Base (Private) Module: parsers/_pptxtextparser.py

Purpose:: This module provides the logic for parsing text from a PPTX document.
Platform:: Linux/Windows | Python 3.11+
Developer:: J Berendt
Email:: development@s3dev.uk

Attention

This module is not designed to be interacted with directly, only via the appropriate interface class(es).

Rather, please create an instance of a PPTX document parsing object using the following:

PPTXParser

class _PPTXTextParser(path: str)[source]

Bases: _PPTXBaseParser

Private PPTX document text parser intermediate class.

Parameters:

path (str) – Full path to the PPTX document.

Example:

Extract text from a PPTX file:

>>> from docp_parsers import PPTXParser

>>> pptx = PPTXParser(path='/path/to/myfile.pptx')
>>> pptx.extract_text()

# Access the text on slide 1.
>>> pg1 = pptx.doc.slides[1].content

extract_text(*, remove_newlines: bool = False, convert_to_ascii: bool = True, **kwargs) → None[source]

Extract text from the document.

A list of slides, with extracted content can be accessed using the slides attribute.

Parameters:

remove_newlines (bool, optional) – If True, the newline characters are replaced with a space. Defaults to False.
convert_to_ascii (bool, optional) – When a non-ASCII character is found, an attempt is made to convert it to an associated ASCII character. If a character cannot be converted, it is replaced with a '?'. Defaults to True.

Keyword Args:

None

Returns:

None.

_extract_text(remove_newlines: bool, convert_to_ascii: bool) → None[source]

Extract the text from all shapes on all slides.

Parameters:

remove_newlines (bool) – Replace the newline characters with a space.
convert_to_ascii (bool) – Attempt to convert any non-ASCII characters to their ASCII equivalent.
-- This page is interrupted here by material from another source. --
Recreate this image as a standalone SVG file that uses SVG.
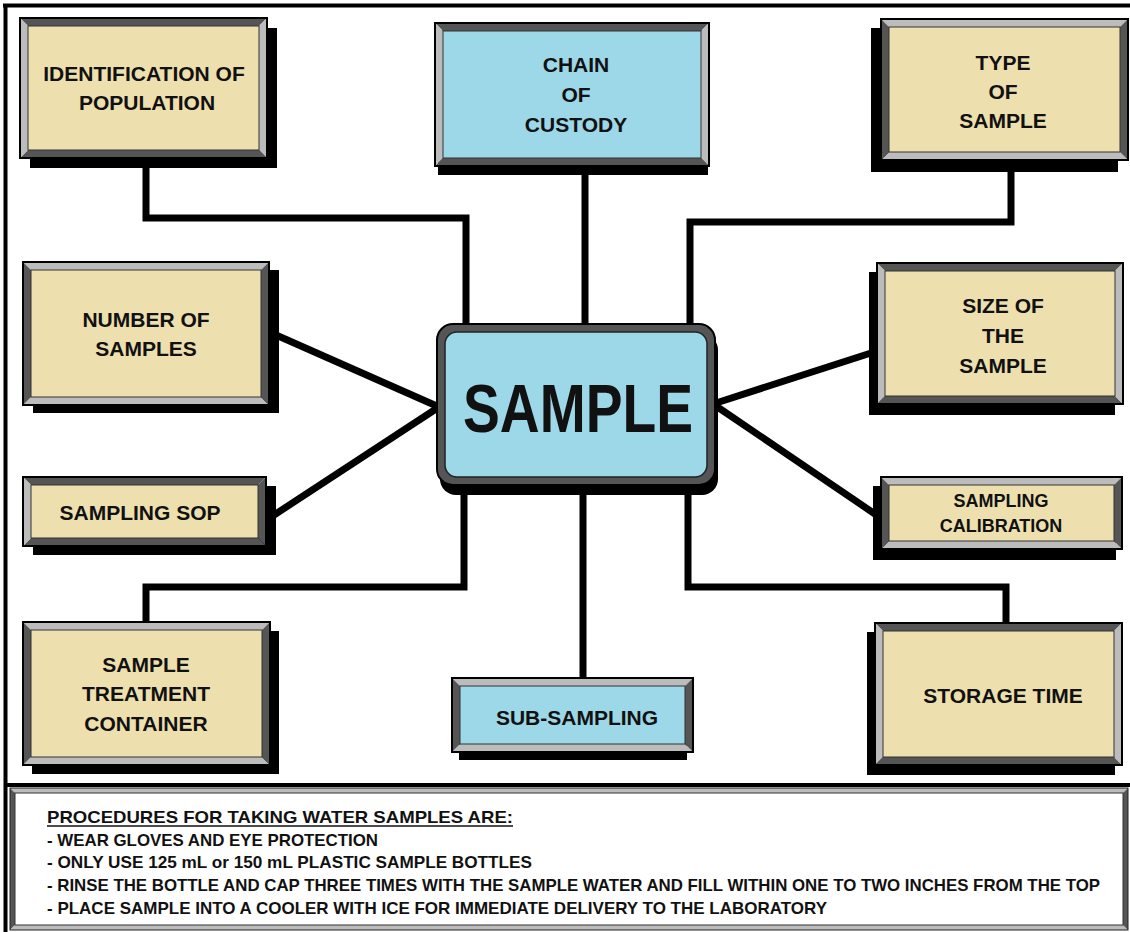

The text extracted from each slide is stored as a TextObject which is appended to the slide’s texts attribute.

_open() → None

Open the PPTX document for reading.

Before opening the file, a test is performed to ensure the PPTX is valid. The file must:

exist

be a ZIP archive, per the file signature

have a .pptx file extension

Other Operations:

Store the pptx.Presentation parser object returned from the pptx.Presentation() instance creation into the doc.parser attribute.
Store the number of pages into the doc.npages attribute.
Store the document’s meta data into the doc.metadata attribute.

Raises:

TypeError – Raised if the file type criteria above are not met.

_set_paths() → None: Set the document’s file path attributes.

property doc: DocPPTX: Accessor to the document object.

property slides: list: Accessor to the PPTX document’s slide objects.